Sabtu, 28 November 2009

Bulu Tangkis Andalan Indonesia....Bagaimana Nasibmu Kini...????


Seperti kita lihat dari jaman dulu hingga tahun ketahun dunia perbulu tangkisan kita sering mendapatkan juara pada event2 besar utamanya kelas Internasional, bahkan kita seakan - akan menjadikan olahraga tersebut sebagai andalan bagi negara kita dalam setiap cabang perlombaan tersebut.Setelah kita lihat pada bulan September 2009 kemarin, sampai saat ini kita bersama masih belum melihat bapak Menpora yang baru Dr.Andi Alfian Mallarangeng "turlap" (turun kelapangan) memantau kinerja setiap Pengurus Besar (PB) cabang olah raga di Indonesia ini atau mengeluarkan statement apapun mengenai Program 100 Hari-nya untuk masa depan Olah Raga kita. Djarum Black

Mungkin terlalu besar dan banyak semua cabang olahraga secara bersamaan, skala prioritas adalah hal yang patut di kedepankan.

Kita tahu, sejak Indonesia berpartisipasi di bulutangkis dunia pada 1950-an, perlahan prestasi sudah mulai terbentuk, dimotori oleh Ferry Sonneville dan Tan Joe Hok Indonesia mulai menjuarai Piala Tomas tahun 1958, ibarat kata Julius Caesar Vini, Vidi, Vici, datang..lihat dan menang.
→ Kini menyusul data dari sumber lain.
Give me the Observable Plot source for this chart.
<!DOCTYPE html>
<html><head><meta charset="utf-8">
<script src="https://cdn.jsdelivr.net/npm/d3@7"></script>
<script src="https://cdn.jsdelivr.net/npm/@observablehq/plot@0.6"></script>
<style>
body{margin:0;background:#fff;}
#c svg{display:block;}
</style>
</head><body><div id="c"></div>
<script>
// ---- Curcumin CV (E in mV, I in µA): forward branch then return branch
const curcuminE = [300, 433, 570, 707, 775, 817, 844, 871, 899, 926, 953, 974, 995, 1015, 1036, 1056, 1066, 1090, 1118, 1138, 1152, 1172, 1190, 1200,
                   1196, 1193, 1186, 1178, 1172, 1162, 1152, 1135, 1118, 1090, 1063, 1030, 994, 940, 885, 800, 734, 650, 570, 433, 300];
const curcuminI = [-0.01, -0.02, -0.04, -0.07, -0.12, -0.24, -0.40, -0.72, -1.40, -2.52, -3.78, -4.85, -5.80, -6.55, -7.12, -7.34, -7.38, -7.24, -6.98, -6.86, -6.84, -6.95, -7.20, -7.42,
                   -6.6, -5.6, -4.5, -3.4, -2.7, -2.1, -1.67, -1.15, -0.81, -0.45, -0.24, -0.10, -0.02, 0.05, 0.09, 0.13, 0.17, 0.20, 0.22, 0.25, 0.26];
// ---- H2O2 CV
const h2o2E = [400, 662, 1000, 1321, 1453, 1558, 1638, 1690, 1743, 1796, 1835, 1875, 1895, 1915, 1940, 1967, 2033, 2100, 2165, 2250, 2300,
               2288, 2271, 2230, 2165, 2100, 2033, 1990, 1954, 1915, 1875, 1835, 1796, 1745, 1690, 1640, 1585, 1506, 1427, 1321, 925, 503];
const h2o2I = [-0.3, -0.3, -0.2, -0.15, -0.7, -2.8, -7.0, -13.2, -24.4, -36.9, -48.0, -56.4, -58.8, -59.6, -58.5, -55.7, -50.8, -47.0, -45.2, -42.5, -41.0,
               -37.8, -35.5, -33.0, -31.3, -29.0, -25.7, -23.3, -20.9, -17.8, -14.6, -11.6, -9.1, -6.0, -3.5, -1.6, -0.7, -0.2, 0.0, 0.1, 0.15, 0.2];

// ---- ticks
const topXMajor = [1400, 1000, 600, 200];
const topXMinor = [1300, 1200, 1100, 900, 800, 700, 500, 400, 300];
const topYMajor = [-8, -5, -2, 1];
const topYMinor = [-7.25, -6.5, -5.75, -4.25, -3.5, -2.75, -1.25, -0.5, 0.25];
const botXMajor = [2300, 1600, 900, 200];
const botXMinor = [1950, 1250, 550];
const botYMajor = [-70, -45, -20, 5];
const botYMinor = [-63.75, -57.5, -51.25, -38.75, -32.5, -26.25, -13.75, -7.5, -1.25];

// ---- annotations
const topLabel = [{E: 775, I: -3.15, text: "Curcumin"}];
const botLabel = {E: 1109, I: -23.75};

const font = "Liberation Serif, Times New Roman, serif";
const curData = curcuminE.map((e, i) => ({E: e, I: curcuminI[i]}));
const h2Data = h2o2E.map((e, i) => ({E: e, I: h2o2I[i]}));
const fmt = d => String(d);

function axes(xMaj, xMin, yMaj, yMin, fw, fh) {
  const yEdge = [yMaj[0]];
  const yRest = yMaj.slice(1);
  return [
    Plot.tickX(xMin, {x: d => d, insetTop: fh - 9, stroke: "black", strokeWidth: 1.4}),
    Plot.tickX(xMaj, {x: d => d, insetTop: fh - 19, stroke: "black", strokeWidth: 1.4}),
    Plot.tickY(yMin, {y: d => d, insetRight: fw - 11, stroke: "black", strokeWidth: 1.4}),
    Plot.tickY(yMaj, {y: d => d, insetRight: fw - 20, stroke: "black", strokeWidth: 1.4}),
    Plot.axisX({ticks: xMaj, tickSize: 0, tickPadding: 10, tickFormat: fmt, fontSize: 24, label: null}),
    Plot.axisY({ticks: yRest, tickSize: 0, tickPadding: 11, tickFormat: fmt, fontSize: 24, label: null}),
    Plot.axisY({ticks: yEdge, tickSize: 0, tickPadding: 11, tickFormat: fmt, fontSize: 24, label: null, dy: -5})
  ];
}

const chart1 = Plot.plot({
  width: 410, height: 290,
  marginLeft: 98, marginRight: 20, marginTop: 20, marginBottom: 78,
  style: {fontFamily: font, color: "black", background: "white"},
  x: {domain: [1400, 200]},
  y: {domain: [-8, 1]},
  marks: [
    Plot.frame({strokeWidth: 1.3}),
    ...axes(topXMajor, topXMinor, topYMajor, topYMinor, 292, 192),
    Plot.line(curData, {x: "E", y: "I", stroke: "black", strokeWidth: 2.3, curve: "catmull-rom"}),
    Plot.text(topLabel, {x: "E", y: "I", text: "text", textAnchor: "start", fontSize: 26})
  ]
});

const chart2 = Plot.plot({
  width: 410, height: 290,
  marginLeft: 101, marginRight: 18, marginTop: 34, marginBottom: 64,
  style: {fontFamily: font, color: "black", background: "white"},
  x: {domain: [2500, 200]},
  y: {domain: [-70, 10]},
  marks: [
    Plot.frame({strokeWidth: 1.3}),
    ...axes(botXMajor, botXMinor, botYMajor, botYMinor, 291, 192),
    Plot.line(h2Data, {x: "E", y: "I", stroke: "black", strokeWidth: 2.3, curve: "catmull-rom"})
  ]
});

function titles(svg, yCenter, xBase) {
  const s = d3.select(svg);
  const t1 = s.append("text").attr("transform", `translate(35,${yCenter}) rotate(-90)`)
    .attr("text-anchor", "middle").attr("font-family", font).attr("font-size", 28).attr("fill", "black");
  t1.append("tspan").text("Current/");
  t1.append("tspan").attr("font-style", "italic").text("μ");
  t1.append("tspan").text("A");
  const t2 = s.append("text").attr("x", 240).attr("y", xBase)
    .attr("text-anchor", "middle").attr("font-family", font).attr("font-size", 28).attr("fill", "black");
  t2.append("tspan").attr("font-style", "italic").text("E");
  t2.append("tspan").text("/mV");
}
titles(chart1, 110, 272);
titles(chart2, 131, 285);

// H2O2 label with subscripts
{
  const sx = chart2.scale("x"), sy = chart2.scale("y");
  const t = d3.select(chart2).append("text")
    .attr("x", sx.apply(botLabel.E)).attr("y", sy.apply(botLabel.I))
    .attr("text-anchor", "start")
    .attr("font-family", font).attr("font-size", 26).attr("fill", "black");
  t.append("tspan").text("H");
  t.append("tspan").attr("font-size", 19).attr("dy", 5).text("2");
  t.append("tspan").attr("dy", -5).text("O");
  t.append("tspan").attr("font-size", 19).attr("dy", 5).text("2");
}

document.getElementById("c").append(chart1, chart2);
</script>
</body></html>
Saat itu, sebagai pendatang baru Indonesia mengalahkan Malaya (sekarang Malaysia) dengan skor 6-3, padahal Malaya adalah raksasa bulutangkis pada saat itu, bersama Inggris dan Amerika Serikat.

Seterusnya, 1959 Tan Joe Hok menjuarai ajang All England, sebuah turnamen yang sangat prestisius, dimulai sejak 1899. Bahkan ada pameo mengatakan bahwa, belum sah seorang pemain dikatakan hebat jika dia belum menjuarai All England !

Sejak saat itu, Presiden Soekarno secara khusus menyambut pebulutangkis hebat (yang notabene domisilinya tidak pada satu tempat), seperti Ferry Sonneville di Belanda, Tan Joe Hok di Jakarta, Liem Po Djian dan Nyoo Kim Bie di Surabaya, sebagai pahlawan yang membuat Indonesia "menggelegar" di mata dunia.

Dengan domisili yang berjauhan tersebut, mereka semua mampu membangun sebuah tekad yang membara untuk membanggakan Indonesia.

Prestasi-demi prestasi terus diukir pebulutangkis kita, tidak hanya di bagian putra, di putri juga terpatri prestasi yang tidak bisa dipandang sebelah mata. Tercatat pebulutangkis putri yang berprestasi dunia seperti, Minarni, Retno Kustijah, sampai ke era Verawaty, Ruth Damayanti, Imelda Wigoena, lalu ke Ivana Lie, Sarwendah dan yang fenomenal adalah Susi Susanti dan Mia Audina, walaupun yang terakhir sekarang menjadi warga negara Belanda.

Saat ini, saya tidak ingin bernostalgia soal prestasi bulutangkis kita, realita yang dihadapi sekarang adalah sangat-sangat memprihatinkan.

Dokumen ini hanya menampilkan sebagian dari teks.